Zweitens muss von Träger- und Leitungsseite erkannt werden, dass mit einer „auferlegten“ Partizipation auch das Gefühl einer „Entmachtung“ der Fachkräfte gegenüber den von ihnen betreuten Kindern und Jugendlichen einhergehen kann. Auch die Fachkräfte brauchen Unterstützung, damit sie „Lust auf Partizipation“ entwickeln können.
Drittens müssen auch Kinder und Jugendliche „Lust auf Prävention“ entwickeln können. Das funktioniert am ehesten dann, wenn neben ihren Schutzbedürfnissen auch ihre Autonomiebedürfnisse ernst genommen werden. Das ist eine pädagogische Gratwanderung, für die es zuverlässige Räume der Reflexion braucht.“
Prävention ist ja ein schillernder Begriff. Mit ihm sind große Hoffnungen, aber auch eine Vielzahl ganz unterschiedlich wirkender Arbeitsansätze verbunden. Wo sehen Sie aktuell Bedarf und Ansatzpunkte zur Stärkung präventiver Praxis?
„Ich denke, dass es nach wie vor sehr wichtig ist, Organisationen zu vermitteln, dass Prävention nicht im Schreiben und „Abarbeiten“ eines Schutzkonzepts besteht. Ich bin einerseits beeindruckt, wie viele Institutionen mit enormem Engagement versuchen, präventive Strukturen zu verankern. Dabei ist es von größter Bedeutung, dass der systemische Charakter institutioneller Prävention nicht nur im akademischen Diskurs, sondern auch in der Praxis verstanden und verinnerlicht wurde. Andererseits beobachte ich aber auch eine Art „Über-Ich-Steuerung“ bei der Umsetzung präventiver Maßnahmen. Diese ist verbunden mit dem Anspruch, unbedingt „alles“ richtig machen zu müssen.
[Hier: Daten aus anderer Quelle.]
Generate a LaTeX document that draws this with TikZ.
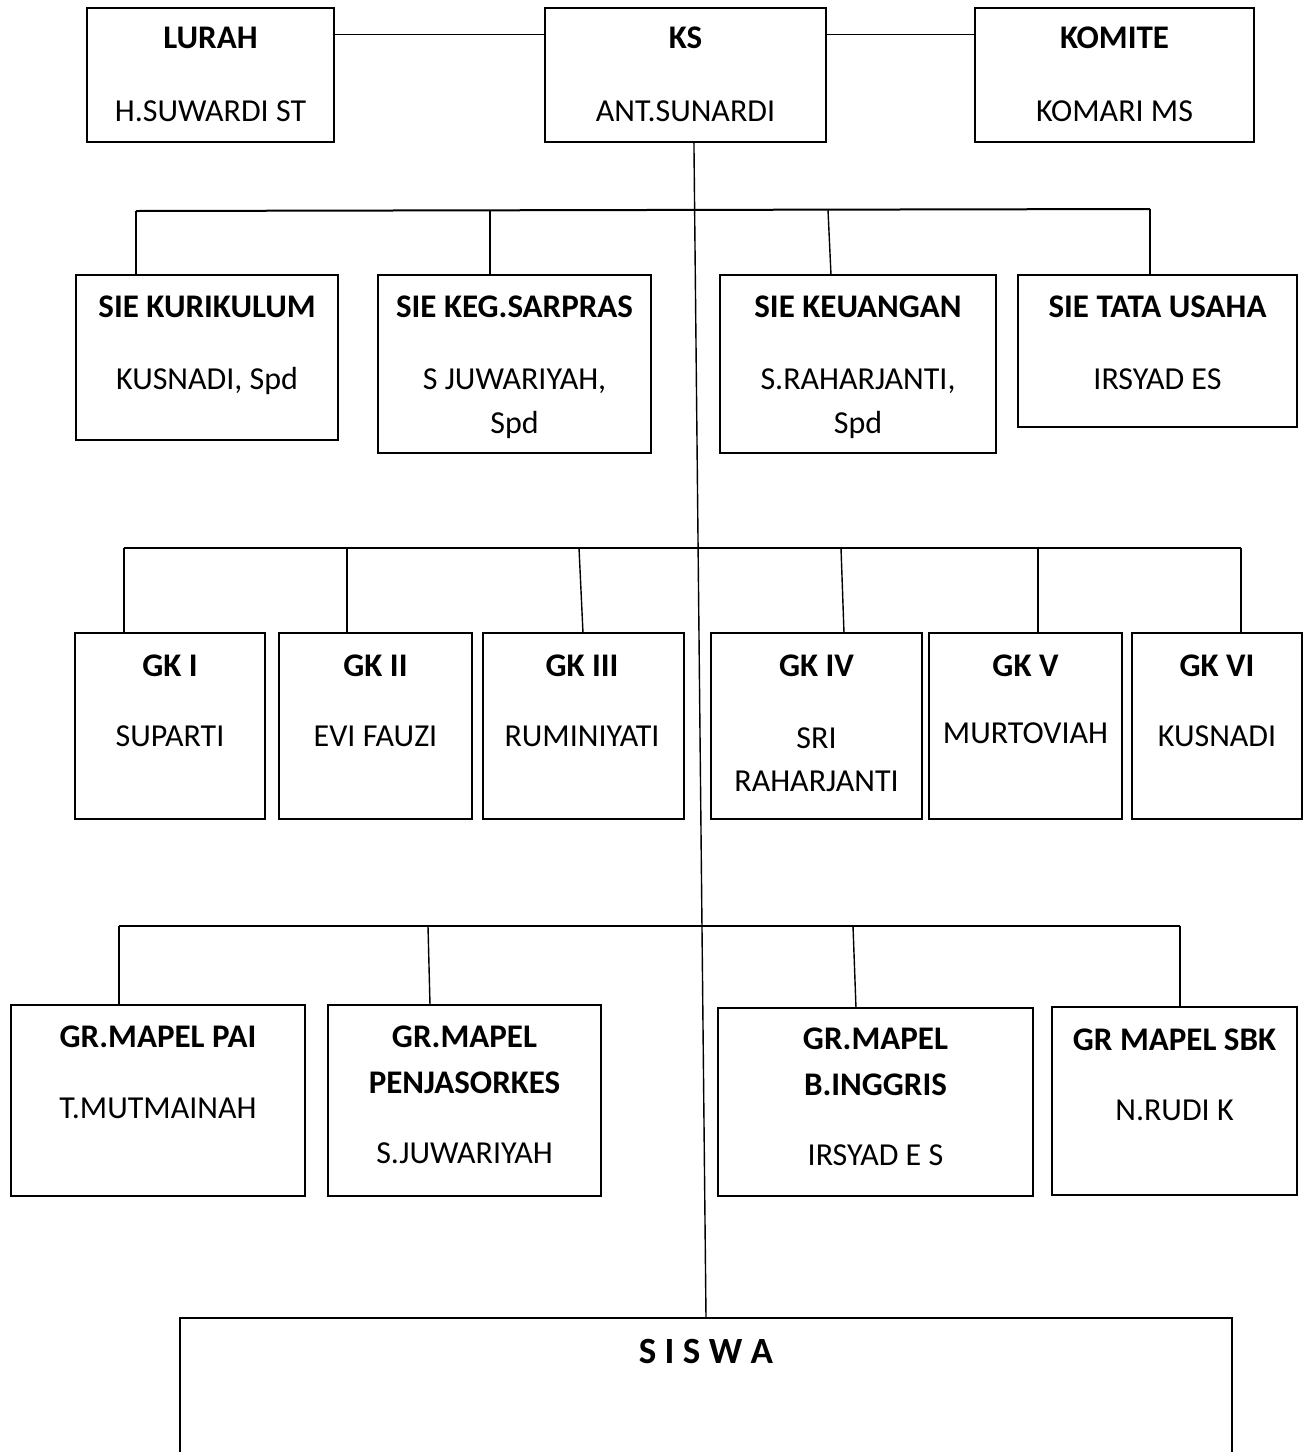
\documentclass[tikz,border=0pt]{standalone}
\usepackage{fontspec}
\setmainfont{Carlito}
\usetikzlibrary{fit,calc}
\begin{document}
\begin{tikzpicture}[x=1pt,y=-1pt,
  box/.style={draw, line width=1.8pt, inner sep=0pt, outer sep=0pt},
  frame/.style={inner sep=0pt, outer sep=0pt},
  link/.style={line width=1.4pt},
  bus/.style={line width=2pt},
  ttl/.style={font=\fontsize{33}{39}\selectfont\bfseries, anchor=base, inner sep=0pt},
  nm/.style={font=\fontsize{32}{38}\selectfont, anchor=base, inner sep=0pt},
  big/.style={font=\fontsize{37}{43}\selectfont\bfseries, anchor=base, inner sep=0pt},
]
\useasboundingbox[fill=white] (0,0) rectangle (1309,1452);

% ---------- top row ----------
\node[box, fit={(87,8)(334,142)}] (lurah) {};
\node[ttl] (lurahT) at (210.5,48) {LURAH};
\node[nm]  (lurahN) at (210.5,121) {H.SUWARDI ST};

\node[box, fit={(545,8)(826,142)}] (ks) {};
\node[ttl] (ksT) at (685.5,48) {KS};
\node[nm]  (ksN) at (685.5,121) {ANT.SUNARDI};

\node[box, fit={(975,8)(1254,142)}] (komite) {};
\node[ttl] (komiteT) at (1114.5,48) {KOMITE};
\node[nm]  (komiteN) at (1114.5,121) {KOMARI MS};

\draw[link] ($(lurah.north east)+(0,26.5)$) -- ($(ks.north west)+(0,26.5)$);
\draw[link] ($(ks.north east)+(0,26.5)$) -- ($(komite.north west)+(0,26.5)$);

% ---------- SIE row ----------
\node[box, fit={(76,275)(338,440)}] (kur) {};
\node[ttl] (kurT) at (207,317) {SIE KURIKULUM};
\node[nm]  (kurN) at (207,389) {KUSNADI, Spd};

\node[box, fit={(378,275)(651,453)}] (sar) {};
\node[ttl] (sarT) at (514.5,317) {SIE KEG.SARPRAS};
\node[nm]  (sarN) at (514.5,389) {S JUWARIYAH,};
\node[nm]  (sarN2) at (514.5,433) {Spd};

\node[box, fit={(720,275)(996,453)}] (keu) {};
\node[ttl] (keuT) at (858,317) {SIE KEUANGAN};
\node[nm]  (keuN) at (858,389) {S.RAHARJANTI,};
\node[nm]  (keuN2) at (858,433) {Spd};

\node[box, fit={(1018,275)(1297,427)}] (tata) {};
\node[ttl] (tataT) at (1157.5,317) {SIE TATA USAHA};
\node[nm]  (tataN) at (1157.5,389) {IRSYAD ES};

\coordinate (sd1) at (136,211);
\coordinate (sd2) at (490,210);
\coordinate (sd3) at (828,210);
\coordinate (sd3b) at (831,275);
\coordinate (sd4) at (1150,209);
\draw[bus] (sd1) -- (sd4);
\draw[link] (sd1) -- (sd1 |- kur.north);
\draw[link] (sd2) -- (sd2 |- sar.north);
\draw[link] (sd3) -- (sd3b);
\draw[link] (sd4) -- (sd4 |- tata.north);

% ---------- GK row ----------
\node[box, fit={(75,633)(265,819)}] (g1) {};
\node[ttl] (g1T) at (170,676) {GK I};
\node[nm]  (g1N) at (170,746) {SUPARTI};

\node[box, fit={(279,633)(472,819)}] (g2) {};
\node[ttl] (g2T) at (375.5,676) {GK II};
\node[nm]  (g2N) at (375.5,746) {EVI FAUZI};

\node[box, fit={(483,633)(684,819)}] (g3) {};
\node[ttl] (g3T) at (582,676) {GK III};
\node[nm]  (g3N) at (582,746) {RUMINIYATI};

\node[box, fit={(711,633)(922,819)}] (g4) {};
\node[ttl] (g4T) at (816.5,676) {GK IV};
\node[nm]  (g4N) at (816.5,748) {SRI};
\node[nm]  (g4N2) at (816.5,791) {RAHARJANTI};

\node[box, fit={(929,633)(1122,819)}] (g5) {};
\node[ttl] (g5T) at (1025.5,676) {GK V};
\node[nm]  (g5N) at (1025.5,743) {MURTOVIAH};

\node[box, fit={(1132,633)(1302,819)}] (g6) {};
\node[ttl] (g6T) at (1217,676) {GK VI};
\node[nm]  (g6N) at (1217,746) {KUSNADI};

\coordinate (gd1) at (124,548);
\coordinate (gd2) at (347,548);
\coordinate (gd3) at (579,548);
\coordinate (gd3b) at (583,633);
\coordinate (gd4) at (841,548);
\coordinate (gd4b) at (844,633);
\coordinate (gd5) at (1038,548);
\coordinate (gd6) at (1241,548);
\draw[bus] (gd1) -- (gd6);
\draw[link] (gd1) -- (gd1 |- g1.north);
\draw[link] (gd2) -- (gd2 |- g2.north);
\draw[link] (gd3) -- (gd3b);
\draw[link] (gd4) -- (gd4b);
\draw[link] (gd5) -- (gd5 |- g5.north);
\draw[link] (gd6) -- (gd6 |- g6.north);

% ---------- GR row ----------
\node[box, fit={(11,1005)(305,1196)}] (pai) {};
\node[ttl] (paiT) at (158,1047) {GR.MAPEL PAI};
\node[nm]  (paiN) at (158,1118) {T.MUTMAINAH};

\node[box, fit={(328,1005)(601,1196)}] (pen) {};
\node[ttl] (penT) at (464.5,1047) {GR.MAPEL};
\node[ttl] (penT2) at (464.5,1093) {PENJASORKES};
\node[nm]  (penN) at (464.5,1163) {S.JUWARIYAH};

\node[box, fit={(718,1008)(1033,1196)}] (ing) {};
\node[ttl] (ingT) at (875.5,1049) {GR.MAPEL};
\node[ttl] (ingT2) at (875.5,1095) {B.INGGRIS};
\node[nm]  (ingN) at (875.5,1165) {IRSYAD E S};

\node[box, fit={(1052,1007)(1297,1195)}] (sbk) {};
\node[ttl] (sbkT) at (1174.5,1050) {GR MAPEL SBK};
\node[nm]  (sbkN) at (1174.5,1120) {N.RUDI K};

\coordinate (rd1) at (119,926);
\coordinate (rd2) at (428,926);
\coordinate (rd2b) at (430,1005);
\coordinate (rd3) at (853,926);
\coordinate (rd3b) at (856,1008);
\coordinate (rd4) at (1180,926);
\draw[bus] (rd1) -- (rd4);
\draw[link] (rd1) -- (rd1 |- pai.north);
\draw[link] (rd2) -- (rd2b);
\draw[link] (rd3) -- (rd3b);
\draw[link] (rd4) -- (rd4 |- sbk.north);

% ---------- SISWA ----------
\node[frame, fit={(180,1318)(1232,1470)}] (siswa) {};
\draw[line width=1.8pt] (siswa.south west) |- (siswa.north east) -- (siswa.south east);
\node[big] (siswaT) at (706,1363) {S I S W A};

% ---------- main vertical line ----------
\draw[link] ($(ks.south west)!0.53!(ks.south east)$) -- (siswa.north);
\end{tikzpicture}
\end{document}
Ich glaube, dass sich Einrichtungen manchmal von normativen Präventionsansprüchen lösen und – am besten mit externer Begleitung – sehr konzentriert darauf schauen sollten, welche spezifischen Präventionsanforderungen sich zu einem bestimmten Zeitpunkt in ihren eigenen Reihen aufdrängen. Eine Klärung der Frage, was jetzt gerade wichtig ist, entlastet von dem Gefühl, alle möglichen Präventionsbaustellen in Angriff nehmen zu müssen (nur weil diese in Broschüren und Arbeitshilfen aufgelistet sind).“
In Ihrem Schlussvortrag „Gewaltprävention statt Schutzkonzepte – Dimensionen eines systemisch und prozesshaft orientierten Kinderschutzes in pädagogischen Institutionen“ schlagen sie ja schon einen kritischen Unterton an – obwohl man ja an Schutzkonzepten gerade nicht vorbeikommt. Neugierig hat uns das „statt“ in Ihrem Vortragstitel schon gemacht. Ohne zu viel zu verraten – was meinen Sie damit und worauf wollen Sie in Ihrem Vortrag hinaus?
„Das hat etwas mit dem oben erwähnten normativen Verständnis von institutioneller Prävention zu tun. Und ich würde gerne die Frage nach dem Verhältnis von „Schutz“ und „Prävention“ aufwerfen. Allen, die mit der Materie befasst sind, ist klar, dass es hier nicht nur um Schutz geht, sondern um komplexe und ziemlich vielversprechende Prozesse der Organisationsentwicklung. Kindern und Jugendlichen geht es ja auch nicht nur darum, dass sie geschützt werden, sondern dass sie sich in pädagogischen Kontexten gut weiterentwickeln können. Daher empfinde ich es immer wieder irritierend, wenn die Vielfalt präventiver Anforderungen auf den Schutzbegriff reduziert wird.
Angesichts der Katastrophe der deutschen Heimerziehung und der entsetzlichen Missstände in Schulen und Internaten in der Vergangenheit geht es mir natürlich keineswegs darum, die Bedeutung des Schutzes vor Gewalt „kleinzureden“. Aber gerade weil wir verstanden haben, dass der Schutz keine isolierte Qualität ist, sondern lebendiger pädagogischer Systeme bedarf, plädiere ich für eine Erweiterung der Begrifflichkeiten und Konzepte im Bereich der Prävention. Ohne zu viel zu verraten: Der Begriff der Ethik könnte uns hier enorm weiterhelfen…“
Vielen Dank, wir freuen uns schon sehr auf Ihren Vortrag!